REQUIREMENT: Everything from the first line of the data below through the line that contains "700, 800, 900];" should be written out exactly, please, and nothing more; the pictures stay out.
☆ ☆ ☆ ☆
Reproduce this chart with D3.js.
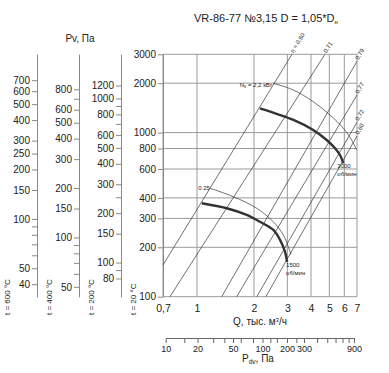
<!DOCTYPE html>
<html><head><meta charset="utf-8">
<script src="https://cdn.jsdelivr.net/npm/d3@7"></script>
<style>
body{margin:0;background:#fff}
text{font-family:"Liberation Sans",Arial,sans-serif;fill:#222}
</style>
</head><body><svg id="c" width="389" height="373"></svg>
<script>
// ---------- data ----------
const qTicks = [0.7, 1, 2, 3, 4, 5, 6, 7];
const qTickLabels = ["0,7", "1", "2", "3", "4", "5", "6", "7"];
const pGrid = [100, 200, 300, 400, 600, 800, 1000, 2000, 3000];
const temps = [600, 400, 200, 20];
const t600Labels = [700, 600, 500, 400, 300, 250, 200, 150, 100, 50, 40];
const t600Minor = [90, 80, 70, 60];
const t400Labels = [800, 600, 500, 400, 300, 200, 150, 100, 50];
const t400Minor = [700, 90, 80, 70, 60];
const t200Labels = [1200, 1000, 800, 600, 500, 400, 300, 200, 150, 100, 80];
const t200Minor = [900, 700, 250, 90];
const t20Labels = [3000, 2000, 1000, 800, 600, 400, 300, 200, 100];

// fan curves (Q, thousand m3/h ; P, Pa)
const curve3000Q = [2.15, 3.23, 4.11, 4.84, 5.36, 5.69, 5.93];
const curve3000P = [1406, 1194, 1037, 901, 802, 730, 650];
const curve1500Q = [1.059, 1.435, 1.83, 2.15, 2.53, 2.745, 2.916, 2.99];
const curve1500P = [371, 346, 315, 286, 255, 222, 188, 163];
// power curves
const power22Q = [2.53, 3.23, 4.11, 5.04, 5.93, 6.56, 6.97];
const power22P = [1997, 1818, 1543, 1281, 1062, 901, 783];
const power025Q = [1.171, 1.555, 2.067, 2.53, 2.856, 3.035, 3.137];
const power025P = [458, 407, 346, 286, 238, 202, 180];
// efficiency lines
const etaLabels = ["η = 0,60", "0,71", "0,79", "0,77", "0,72", "0,60"];
const etaQ0 = [0.7, 0.753, 1.35, 1.62, 2.07, 2.31];
const etaP0 = [156, 100, 100, 100, 100, 100];
const etaQ1 = [3.175, 4.74, 7, 7, 7, 7];
const etaP1 = [3000, 3000, 2720, 1695, 1157, 953];
// dynamic pressure scale
const pdvPos = [10, 20, 50, 100, 200, 300, 900];
const pdvLabels = [10, 20, 50, 100, 200, 300, 900];
const pdvTicks = [10, 15, 20, 30, 40, 50, 60, 80, 100, 125, 150, 200, 250, 300, 400, 500, 600, 700, 800, 900];

// ---------- chart ----------
const svg = d3.select("#c");
const x = d3.scaleLog().domain([0.7, 1, 7]).range([163, 197, 357]);
const y = d3.scaleLog().domain([100, 3000]).range([296.7, 54.3]);
const grid = "#9a9a9a";

// grid
const g = svg.append("g");
g.selectAll("line.v").data(qTicks).join("line")
  .attr("x1", d => x(d)).attr("x2", d => x(d))
  .attr("y1", y(3000)).attr("y2", y(100))
  .attr("stroke", grid).attr("stroke-width", 1);
g.selectAll("line.h").data(pGrid).join("line")
  .attr("x1", x(0.7)).attr("x2", x(7))
  .attr("y1", d => y(d)).attr("y2", d => y(d))
  .attr("stroke", grid).attr("stroke-width", 1);

// x tick labels
const xa = svg.append("g").attr("transform", `translate(0,${y(100)})`)
  .call(d3.axisBottom(x).tickValues(qTicks).tickSize(0).tickPadding(8)
    .tickFormat((d, i) => qTickLabels[i]));
xa.select(".domain").remove();
xa.selectAll("text").attr("font-size", 10.5).style("font-family", '"Liberation Sans",Arial,sans-serif').attr("fill", "#222");

svg.append("text").attr("x", 260).attr("y", 324.5).attr("text-anchor", "middle")
  .attr("font-size", 10).html("Q, тыс. м<tspan dy='-3' font-size='6'>3</tspan><tspan dy='3'>/ч</tspan>");

// left pressure axes
const axisX = [37, 79, 121, 163];
const labelSets = [t600Labels, t400Labels, t200Labels, t20Labels];
const minorSets = [t600Minor, t400Minor, t200Minor, []];
temps.forEach((t, i) => {
  const f = (273 + t) / 293;
  const s = d3.scaleLog().domain([100 / f, 3000 / f]).range([296.7, 54.3]);
  const ag = svg.append("g").attr("transform", `translate(${axisX[i]},0)`);
  ag.call(d3.axisLeft(s).tickValues(labelSets[i]).tickSize(5).tickSizeOuter(0).tickPadding(2)
    .tickFormat(d3.format("d")));
  ag.call(gg => gg.append("g").call(d3.axisLeft(s).tickValues(minorSets[i]).tickSize(5).tickSizeOuter(0).tickFormat("")));
  ag.selectAll("path.domain").attr("stroke", "#888");
  ag.selectAll(".tick line").attr("stroke", "#888");
  ag.selectAll("text").attr("font-size", 10).style("font-family", '"Liberation Sans",Arial,sans-serif').attr("fill", "#222");
  svg.append("text").attr("transform", `translate(${axisX[i] - 27.5},315) rotate(-90)`)
    .attr("font-size", 8).text(`t = ${t} °C`);
});
svg.append("text").attr("x", 80).attr("y", 42).attr("text-anchor", "middle")
  .attr("font-size", 10).text("Pv, Па");

// efficiency lines
etaLabels.forEach((lab, i) => {
  const x0 = x(etaQ0[i]), y0 = y(etaP0[i]), x1 = x(etaQ1[i]), y1 = y(etaP1[i]);
  svg.append("line").attr("x1", x0).attr("y1", y0).attr("x2", x1).attr("y2", y1)
    .attr("stroke", "#333").attr("stroke-width", 0.7);
  const ang = Math.atan2(y1 - y0, x1 - x0) * 180 / Math.PI;
  svg.append("text").attr("transform", `translate(${x1 + 1.5},${y1 - 1}) rotate(${ang})`)
    .attr("font-size", 6).text(lab);
});

// curves
const lineGen = d3.line().x(d => x(d[0])).y(d => y(d[1])).curve(d3.curveCatmullRom.alpha(0.5));
const zip = (a, b) => a.map((v, i) => [v, b[i]]);
svg.append("path").attr("d", lineGen(zip(power22Q, power22P))).attr("fill", "none").attr("stroke", "#333").attr("stroke-width", 0.7);
svg.append("path").attr("d", lineGen(zip(power025Q, power025P))).attr("fill", "none").attr("stroke", "#333").attr("stroke-width", 0.7);
svg.append("path").attr("d", lineGen(zip(curve3000Q, curve3000P))).attr("fill", "none").attr("stroke", "#333").attr("stroke-width", 2.4);
svg.append("path").attr("d", lineGen(zip(curve1500Q, curve1500P))).attr("fill", "none").attr("stroke", "#333").attr("stroke-width", 2.4);

// curve labels
svg.append("text").attr("x", x(power22Q[0]) - 1).attr("y", y(power22P[0]) + 3.5).attr("text-anchor", "end")
  .attr("font-size", 6).html("N<tspan dy='1' font-size='4.5'>v</tspan><tspan dy='-1'> = 2,2 кВт</tspan>");
svg.append("text").attr("x", x(power025Q[0])).attr("y", y(power025P[0]) + 2).attr("text-anchor", "end")
  .attr("font-size", 6).text("0.25");
const e3 = curve3000Q.length - 1, e1 = curve1500Q.length - 1;
svg.append("text").attr("x", x(curve3000Q[e3]) - 6).attr("y", y(curve3000P[e3]) + 5).attr("font-size", 6).text("3000");
svg.append("text").attr("x", x(curve3000Q[e3]) - 6).attr("y", y(curve3000P[e3]) + 13).attr("font-size", 6).text("об/мин");
svg.append("text").attr("x", x(curve1500Q[e1]) - 1).attr("y", y(curve1500P[e1]) + 5).attr("font-size", 6).text("1500");
svg.append("text").attr("x", x(curve1500Q[e1]) - 1).attr("y", y(curve1500P[e1]) + 13).attr("font-size", 6).text("об/мин");

// dynamic pressure axis
const xd = d3.scaleLog().domain(pdvPos).range([165.7, 197.5, 233, 262.5, 287, 304, 354]);
const da = svg.append("g").attr("transform", "translate(0,338)")
  .call(d3.axisBottom(xd).tickValues(pdvTicks).tickSize(5).tickSizeOuter(0)
    .tickFormat(d => pdvLabels.includes(d) ? d : ""));
da.select(".domain").attr("stroke", "#666");
da.selectAll(".tick line").attr("stroke", "#666");
da.selectAll("text").attr("font-size", 9).attr("dy", "0.71em").attr("y", 7.5)
  .style("font-family", '"Liberation Sans",Arial,sans-serif').attr("fill", "#222");
svg.append("text").attr("x", 258).attr("y", 362).attr("text-anchor", "middle")
  .attr("font-size", 10).html("P<tspan dy='1.5' font-size='6.5'>dv</tspan><tspan dy='-1.5'>, Па</tspan>");

// title
svg.append("text").attr("x", 194).attr("y", 22).attr("font-size", 11)
  .html("VR-86-77 №3,15 D = 1,05*D<tspan dy='1.5' font-size='6'>н</tspan>");
</script>
</body></html>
☆ ☆ ☆ ☆
EXERCISE SOLUTION:
Reproduce this chart with D3.js.
<!DOCTYPE html>
<html><head><meta charset="utf-8">
<script src="https://cdn.jsdelivr.net/npm/d3@7"></script>
<style>
body{margin:0;background:#fff}
text{font-family:"Liberation Sans",Arial,sans-serif;fill:#222}
</style>
</head><body><svg id="c" width="389" height="373"></svg>
<script>
// ---------- data ----------
const qTicks = [0.7, 1, 2, 3, 4, 5, 6, 7];
const qTickLabels = ["0,7", "1", "2", "3", "4", "5", "6", "7"];
const pGrid = [100, 200, 300, 400, 600, 800, 1000, 2000, 3000];
const temps = [600, 400, 200, 20];
const t600Labels = [700, 600, 500, 400, 300, 250, 200, 150, 100, 50, 40];
const t600Minor = [90, 80, 70, 60];
const t400Labels = [800, 600, 500, 400, 300, 200, 150, 100, 50];
const t400Minor = [700, 90, 80, 70, 60];
const t200Labels = [1200, 1000, 800, 600, 500, 400, 300, 200, 150, 100, 80];
const t200Minor = [900, 700, 250, 90];
const t20Labels = [3000, 2000, 1000, 800, 600, 400, 300, 200, 100];

// fan curves (Q, thousand m3/h ; P, Pa)
const curve3000Q = [2.15, 3.23, 4.11, 4.84, 5.36, 5.69, 5.93];
const curve3000P = [1406, 1194, 1037, 901, 802, 730, 650];
const curve1500Q = [1.059, 1.435, 1.83, 2.15, 2.53, 2.745, 2.916, 2.99];
const curve1500P = [371, 346, 315, 286, 255, 222, 188, 163];
// power curves
const power22Q = [2.53, 3.23, 4.11, 5.04, 5.93, 6.56, 6.97];
const power22P = [1997, 1818, 1543, 1281, 1062, 901, 783];
const power025Q = [1.171, 1.555, 2.067, 2.53, 2.856, 3.035, 3.137];
const power025P = [458, 407, 346, 286, 238, 202, 180];
// efficiency lines
const etaLabels = ["η = 0,60", "0,71", "0,79", "0,77", "0,72", "0,60"];
const etaQ0 = [0.7, 0.753, 1.35, 1.62, 2.07, 2.31];
const etaP0 = [156, 100, 100, 100, 100, 100];
const etaQ1 = [3.175, 4.74, 7, 7, 7, 7];
const etaP1 = [3000, 3000, 2720, 1695, 1157, 953];
// dynamic pressure scale
const pdvPos = [10, 20, 50, 100, 200, 300, 900];
const pdvLabels = [10, 20, 50, 100, 200, 300, 900];
const pdvTicks = [10, 15, 20, 30, 40, 50, 60, 80, 100, 125, 150, 200, 250, 300, 400, 500, 600, 700, 800, 900];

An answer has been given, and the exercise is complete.